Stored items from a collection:
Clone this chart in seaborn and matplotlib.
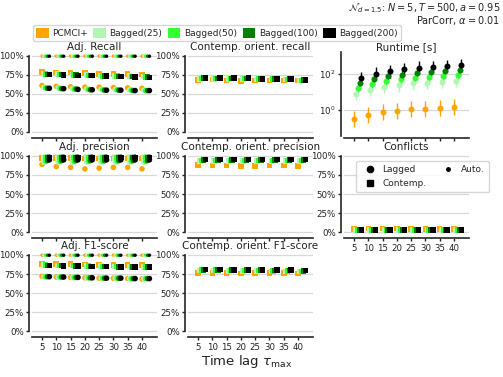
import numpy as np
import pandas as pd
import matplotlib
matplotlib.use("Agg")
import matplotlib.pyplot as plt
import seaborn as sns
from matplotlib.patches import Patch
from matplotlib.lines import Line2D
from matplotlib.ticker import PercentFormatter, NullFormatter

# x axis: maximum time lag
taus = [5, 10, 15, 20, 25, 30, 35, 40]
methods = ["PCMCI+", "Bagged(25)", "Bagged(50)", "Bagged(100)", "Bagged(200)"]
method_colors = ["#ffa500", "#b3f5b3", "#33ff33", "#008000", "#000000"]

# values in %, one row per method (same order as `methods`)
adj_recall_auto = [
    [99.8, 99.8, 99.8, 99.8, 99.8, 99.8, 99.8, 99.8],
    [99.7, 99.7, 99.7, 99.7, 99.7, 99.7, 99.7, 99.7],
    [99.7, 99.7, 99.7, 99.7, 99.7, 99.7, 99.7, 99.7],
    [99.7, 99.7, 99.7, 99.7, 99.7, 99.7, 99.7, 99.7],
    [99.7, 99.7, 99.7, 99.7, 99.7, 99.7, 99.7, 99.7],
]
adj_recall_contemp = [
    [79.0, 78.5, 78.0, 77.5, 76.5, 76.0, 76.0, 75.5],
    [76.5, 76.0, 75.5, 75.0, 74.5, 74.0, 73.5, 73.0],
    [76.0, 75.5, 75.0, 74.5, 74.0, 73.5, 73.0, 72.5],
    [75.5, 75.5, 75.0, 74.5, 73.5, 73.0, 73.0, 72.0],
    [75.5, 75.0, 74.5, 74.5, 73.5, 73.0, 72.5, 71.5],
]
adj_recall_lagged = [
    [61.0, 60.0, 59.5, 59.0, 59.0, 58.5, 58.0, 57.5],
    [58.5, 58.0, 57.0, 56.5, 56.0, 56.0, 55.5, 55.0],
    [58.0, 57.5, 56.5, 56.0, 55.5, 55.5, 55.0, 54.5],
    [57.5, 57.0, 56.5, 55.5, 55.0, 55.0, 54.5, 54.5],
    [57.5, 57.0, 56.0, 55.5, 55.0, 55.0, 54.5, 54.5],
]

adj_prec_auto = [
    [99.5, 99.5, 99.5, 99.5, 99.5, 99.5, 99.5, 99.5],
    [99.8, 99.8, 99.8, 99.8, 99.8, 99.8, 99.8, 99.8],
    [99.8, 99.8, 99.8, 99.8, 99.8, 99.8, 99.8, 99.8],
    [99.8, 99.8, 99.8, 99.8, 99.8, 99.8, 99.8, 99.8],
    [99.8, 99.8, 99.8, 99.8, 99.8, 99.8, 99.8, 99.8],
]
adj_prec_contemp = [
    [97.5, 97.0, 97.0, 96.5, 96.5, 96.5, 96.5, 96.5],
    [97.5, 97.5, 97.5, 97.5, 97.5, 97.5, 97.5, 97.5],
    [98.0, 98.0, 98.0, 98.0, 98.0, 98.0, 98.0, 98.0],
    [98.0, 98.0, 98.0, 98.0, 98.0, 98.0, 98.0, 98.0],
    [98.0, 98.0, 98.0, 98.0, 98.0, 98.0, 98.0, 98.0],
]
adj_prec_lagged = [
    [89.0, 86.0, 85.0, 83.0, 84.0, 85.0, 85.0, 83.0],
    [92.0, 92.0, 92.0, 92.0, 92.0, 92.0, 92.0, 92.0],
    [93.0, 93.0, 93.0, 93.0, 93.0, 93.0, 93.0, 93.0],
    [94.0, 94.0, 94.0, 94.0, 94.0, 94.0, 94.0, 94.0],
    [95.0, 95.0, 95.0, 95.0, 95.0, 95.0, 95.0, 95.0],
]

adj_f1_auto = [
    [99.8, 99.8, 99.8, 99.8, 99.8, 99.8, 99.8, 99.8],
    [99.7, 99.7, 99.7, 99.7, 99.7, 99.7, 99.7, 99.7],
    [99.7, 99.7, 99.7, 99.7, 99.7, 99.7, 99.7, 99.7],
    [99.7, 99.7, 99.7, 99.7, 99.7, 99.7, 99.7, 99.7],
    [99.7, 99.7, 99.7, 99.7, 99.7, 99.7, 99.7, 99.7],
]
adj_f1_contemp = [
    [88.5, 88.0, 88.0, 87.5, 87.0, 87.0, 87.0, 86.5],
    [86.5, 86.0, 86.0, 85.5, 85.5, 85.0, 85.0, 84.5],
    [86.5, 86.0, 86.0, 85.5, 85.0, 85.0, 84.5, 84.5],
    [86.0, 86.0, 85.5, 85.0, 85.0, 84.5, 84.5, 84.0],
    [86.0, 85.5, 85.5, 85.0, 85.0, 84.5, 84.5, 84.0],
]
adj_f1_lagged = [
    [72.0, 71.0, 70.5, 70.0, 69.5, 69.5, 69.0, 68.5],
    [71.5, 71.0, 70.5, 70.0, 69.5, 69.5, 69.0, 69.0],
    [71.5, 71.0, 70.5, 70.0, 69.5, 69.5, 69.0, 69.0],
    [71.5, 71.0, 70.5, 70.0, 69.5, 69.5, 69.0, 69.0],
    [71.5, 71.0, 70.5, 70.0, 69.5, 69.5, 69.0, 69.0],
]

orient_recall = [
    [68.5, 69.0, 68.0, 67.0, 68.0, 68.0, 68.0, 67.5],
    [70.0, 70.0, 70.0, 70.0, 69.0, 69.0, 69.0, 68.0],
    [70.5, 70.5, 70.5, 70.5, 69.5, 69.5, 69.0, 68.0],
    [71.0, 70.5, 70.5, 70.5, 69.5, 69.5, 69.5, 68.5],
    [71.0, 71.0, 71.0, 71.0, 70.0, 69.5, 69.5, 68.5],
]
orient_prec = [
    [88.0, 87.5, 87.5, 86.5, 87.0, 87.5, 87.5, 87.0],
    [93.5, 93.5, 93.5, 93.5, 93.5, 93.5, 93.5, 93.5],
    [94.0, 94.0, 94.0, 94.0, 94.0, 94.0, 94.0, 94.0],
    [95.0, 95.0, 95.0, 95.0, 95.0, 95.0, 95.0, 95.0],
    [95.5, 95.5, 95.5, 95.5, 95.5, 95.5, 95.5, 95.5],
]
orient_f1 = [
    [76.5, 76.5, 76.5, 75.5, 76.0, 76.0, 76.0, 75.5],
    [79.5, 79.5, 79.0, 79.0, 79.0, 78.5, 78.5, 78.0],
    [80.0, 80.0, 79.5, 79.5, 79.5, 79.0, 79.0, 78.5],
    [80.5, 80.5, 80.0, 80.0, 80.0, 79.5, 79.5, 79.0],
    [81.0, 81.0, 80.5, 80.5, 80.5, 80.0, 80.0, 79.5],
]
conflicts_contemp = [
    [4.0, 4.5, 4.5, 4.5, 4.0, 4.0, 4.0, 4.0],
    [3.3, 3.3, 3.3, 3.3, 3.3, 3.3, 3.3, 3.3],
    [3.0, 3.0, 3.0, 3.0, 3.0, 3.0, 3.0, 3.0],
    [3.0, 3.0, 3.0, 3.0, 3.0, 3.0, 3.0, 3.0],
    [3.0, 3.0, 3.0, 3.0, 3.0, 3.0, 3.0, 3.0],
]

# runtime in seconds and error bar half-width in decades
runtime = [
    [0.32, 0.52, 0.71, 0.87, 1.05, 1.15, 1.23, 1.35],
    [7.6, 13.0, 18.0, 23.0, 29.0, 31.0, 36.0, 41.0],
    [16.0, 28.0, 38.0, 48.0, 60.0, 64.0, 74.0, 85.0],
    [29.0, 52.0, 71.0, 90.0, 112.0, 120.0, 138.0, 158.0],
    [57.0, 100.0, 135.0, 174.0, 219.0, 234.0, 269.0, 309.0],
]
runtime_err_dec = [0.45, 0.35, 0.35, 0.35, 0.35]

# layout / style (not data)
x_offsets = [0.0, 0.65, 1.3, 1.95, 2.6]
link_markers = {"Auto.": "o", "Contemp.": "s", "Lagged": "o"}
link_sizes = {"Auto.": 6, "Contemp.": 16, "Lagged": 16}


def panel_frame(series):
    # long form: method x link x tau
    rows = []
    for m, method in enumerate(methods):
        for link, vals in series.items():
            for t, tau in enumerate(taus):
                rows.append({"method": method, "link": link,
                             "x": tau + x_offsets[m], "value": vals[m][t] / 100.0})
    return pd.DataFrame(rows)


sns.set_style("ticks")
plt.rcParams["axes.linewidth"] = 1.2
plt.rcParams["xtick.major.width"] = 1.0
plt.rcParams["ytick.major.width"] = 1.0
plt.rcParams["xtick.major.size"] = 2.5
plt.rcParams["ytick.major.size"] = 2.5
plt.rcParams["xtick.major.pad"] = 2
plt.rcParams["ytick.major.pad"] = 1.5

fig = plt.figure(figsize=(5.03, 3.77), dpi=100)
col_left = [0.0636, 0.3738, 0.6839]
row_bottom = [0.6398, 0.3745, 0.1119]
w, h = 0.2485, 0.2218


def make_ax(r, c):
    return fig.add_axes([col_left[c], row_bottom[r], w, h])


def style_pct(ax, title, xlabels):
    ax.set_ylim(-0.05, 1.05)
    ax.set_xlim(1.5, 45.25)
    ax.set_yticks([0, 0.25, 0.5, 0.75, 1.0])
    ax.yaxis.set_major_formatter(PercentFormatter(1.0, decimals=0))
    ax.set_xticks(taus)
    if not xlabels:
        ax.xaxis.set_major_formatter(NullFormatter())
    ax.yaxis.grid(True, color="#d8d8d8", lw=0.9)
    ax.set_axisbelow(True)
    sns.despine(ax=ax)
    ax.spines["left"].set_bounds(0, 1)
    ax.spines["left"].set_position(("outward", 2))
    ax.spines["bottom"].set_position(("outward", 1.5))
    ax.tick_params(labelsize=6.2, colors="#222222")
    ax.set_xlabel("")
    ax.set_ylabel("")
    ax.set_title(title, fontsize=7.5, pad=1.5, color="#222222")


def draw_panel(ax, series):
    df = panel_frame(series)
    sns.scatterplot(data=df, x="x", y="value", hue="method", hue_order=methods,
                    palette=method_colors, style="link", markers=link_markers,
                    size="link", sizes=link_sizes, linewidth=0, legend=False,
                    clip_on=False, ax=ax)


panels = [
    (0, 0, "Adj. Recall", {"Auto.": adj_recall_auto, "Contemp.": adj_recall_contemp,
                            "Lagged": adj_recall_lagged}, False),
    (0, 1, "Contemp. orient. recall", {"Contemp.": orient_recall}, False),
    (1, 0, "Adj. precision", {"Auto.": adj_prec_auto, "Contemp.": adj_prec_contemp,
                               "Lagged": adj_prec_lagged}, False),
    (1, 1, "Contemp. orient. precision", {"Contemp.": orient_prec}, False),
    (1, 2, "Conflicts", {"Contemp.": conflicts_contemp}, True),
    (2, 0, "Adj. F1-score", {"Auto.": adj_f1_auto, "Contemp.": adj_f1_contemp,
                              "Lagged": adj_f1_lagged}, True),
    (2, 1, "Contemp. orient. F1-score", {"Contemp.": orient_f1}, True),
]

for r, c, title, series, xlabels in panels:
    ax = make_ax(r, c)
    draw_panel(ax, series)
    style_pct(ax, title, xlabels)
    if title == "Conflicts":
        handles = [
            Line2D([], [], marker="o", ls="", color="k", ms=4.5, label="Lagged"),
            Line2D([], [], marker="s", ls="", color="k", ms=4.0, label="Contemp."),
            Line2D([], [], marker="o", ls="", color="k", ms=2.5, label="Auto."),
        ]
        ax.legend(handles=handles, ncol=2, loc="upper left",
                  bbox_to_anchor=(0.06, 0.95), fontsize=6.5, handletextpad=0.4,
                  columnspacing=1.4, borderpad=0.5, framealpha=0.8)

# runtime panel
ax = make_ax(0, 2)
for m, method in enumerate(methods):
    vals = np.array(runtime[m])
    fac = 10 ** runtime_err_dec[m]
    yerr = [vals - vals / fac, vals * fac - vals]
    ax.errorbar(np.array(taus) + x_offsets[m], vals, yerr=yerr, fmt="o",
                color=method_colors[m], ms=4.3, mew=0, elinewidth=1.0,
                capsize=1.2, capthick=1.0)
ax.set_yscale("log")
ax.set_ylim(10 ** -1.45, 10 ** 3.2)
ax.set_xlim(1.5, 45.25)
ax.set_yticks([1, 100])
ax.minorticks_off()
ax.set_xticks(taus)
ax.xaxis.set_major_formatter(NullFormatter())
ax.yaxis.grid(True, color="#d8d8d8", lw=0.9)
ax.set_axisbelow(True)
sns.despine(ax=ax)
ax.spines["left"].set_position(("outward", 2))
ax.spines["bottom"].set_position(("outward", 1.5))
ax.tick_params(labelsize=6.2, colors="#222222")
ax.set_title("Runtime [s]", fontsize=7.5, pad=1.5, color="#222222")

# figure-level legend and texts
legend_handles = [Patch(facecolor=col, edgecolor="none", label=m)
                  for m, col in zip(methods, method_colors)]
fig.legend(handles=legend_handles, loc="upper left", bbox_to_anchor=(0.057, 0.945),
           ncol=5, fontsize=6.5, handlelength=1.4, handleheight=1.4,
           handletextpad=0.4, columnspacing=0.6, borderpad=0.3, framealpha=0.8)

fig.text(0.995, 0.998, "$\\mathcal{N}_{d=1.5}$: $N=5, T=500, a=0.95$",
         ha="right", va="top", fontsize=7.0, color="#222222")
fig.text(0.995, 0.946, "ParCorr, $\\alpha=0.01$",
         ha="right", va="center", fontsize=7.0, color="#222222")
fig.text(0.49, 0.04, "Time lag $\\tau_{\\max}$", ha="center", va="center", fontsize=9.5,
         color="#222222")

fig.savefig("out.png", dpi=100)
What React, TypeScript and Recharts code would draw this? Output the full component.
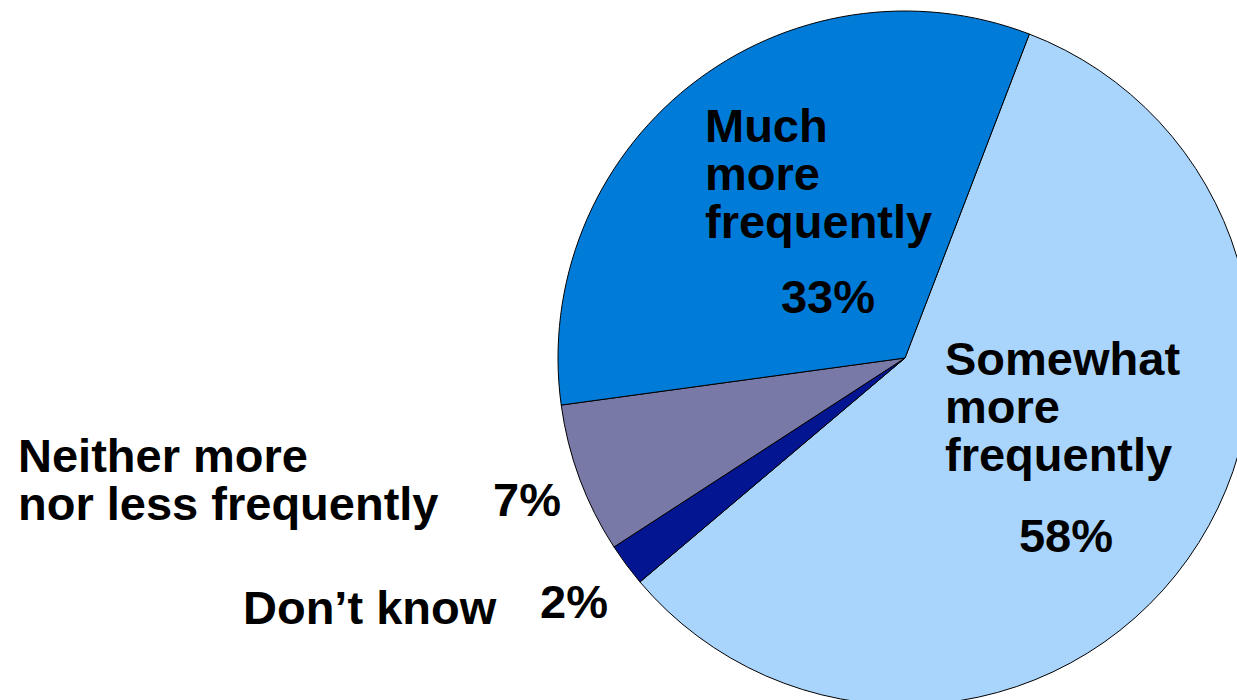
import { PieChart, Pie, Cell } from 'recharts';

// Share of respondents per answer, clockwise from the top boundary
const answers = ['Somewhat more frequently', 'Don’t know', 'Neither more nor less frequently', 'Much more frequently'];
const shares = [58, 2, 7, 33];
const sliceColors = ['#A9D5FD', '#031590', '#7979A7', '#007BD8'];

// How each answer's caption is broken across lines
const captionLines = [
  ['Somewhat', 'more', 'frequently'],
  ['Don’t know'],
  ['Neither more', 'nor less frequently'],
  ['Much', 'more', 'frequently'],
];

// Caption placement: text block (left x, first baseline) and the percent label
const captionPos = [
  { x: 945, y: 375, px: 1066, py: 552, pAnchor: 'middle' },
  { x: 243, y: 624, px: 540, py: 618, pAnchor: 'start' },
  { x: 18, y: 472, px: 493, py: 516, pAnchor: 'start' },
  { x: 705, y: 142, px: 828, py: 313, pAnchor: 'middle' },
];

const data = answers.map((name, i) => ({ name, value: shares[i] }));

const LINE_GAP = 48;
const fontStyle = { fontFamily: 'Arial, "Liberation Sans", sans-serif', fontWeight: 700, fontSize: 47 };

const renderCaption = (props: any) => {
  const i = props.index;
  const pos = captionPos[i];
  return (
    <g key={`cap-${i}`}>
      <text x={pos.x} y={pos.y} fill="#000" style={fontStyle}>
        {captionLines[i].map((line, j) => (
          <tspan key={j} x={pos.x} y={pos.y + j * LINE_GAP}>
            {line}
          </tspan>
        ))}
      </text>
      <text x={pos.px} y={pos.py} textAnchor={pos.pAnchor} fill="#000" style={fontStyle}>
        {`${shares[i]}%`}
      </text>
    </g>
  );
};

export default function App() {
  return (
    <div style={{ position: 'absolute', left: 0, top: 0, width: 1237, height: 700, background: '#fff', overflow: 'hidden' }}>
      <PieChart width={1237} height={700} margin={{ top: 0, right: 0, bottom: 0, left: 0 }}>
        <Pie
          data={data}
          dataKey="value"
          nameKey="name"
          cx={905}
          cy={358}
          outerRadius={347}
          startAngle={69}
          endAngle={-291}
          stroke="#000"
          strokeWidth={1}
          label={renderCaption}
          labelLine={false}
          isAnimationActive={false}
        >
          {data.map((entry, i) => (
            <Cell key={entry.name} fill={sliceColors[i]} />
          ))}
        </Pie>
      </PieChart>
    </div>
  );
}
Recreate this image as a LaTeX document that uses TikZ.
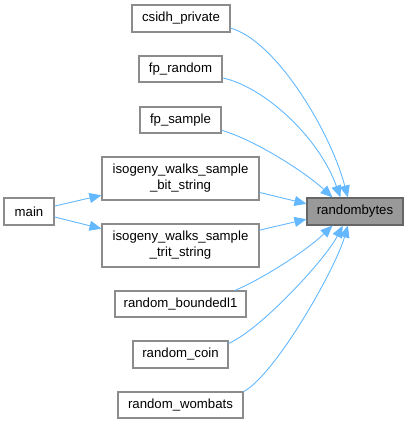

## WHAT TO DO
Copy the records above from the first line through the line containing "from matplotlib.ticker import", both included, and leave out any pictures.

## THE RESPONSE
Clone this chart in seaborn and matplotlib.
import numpy as np
import pandas as pd
import matplotlib
matplotlib.use("Agg")
import matplotlib.pyplot as plt
import seaborn as sns
from matplotlib.patches import Patch
from matplotlib.lines import Line2D
from matplotlib.ticker import PercentFormatter, NullFormatter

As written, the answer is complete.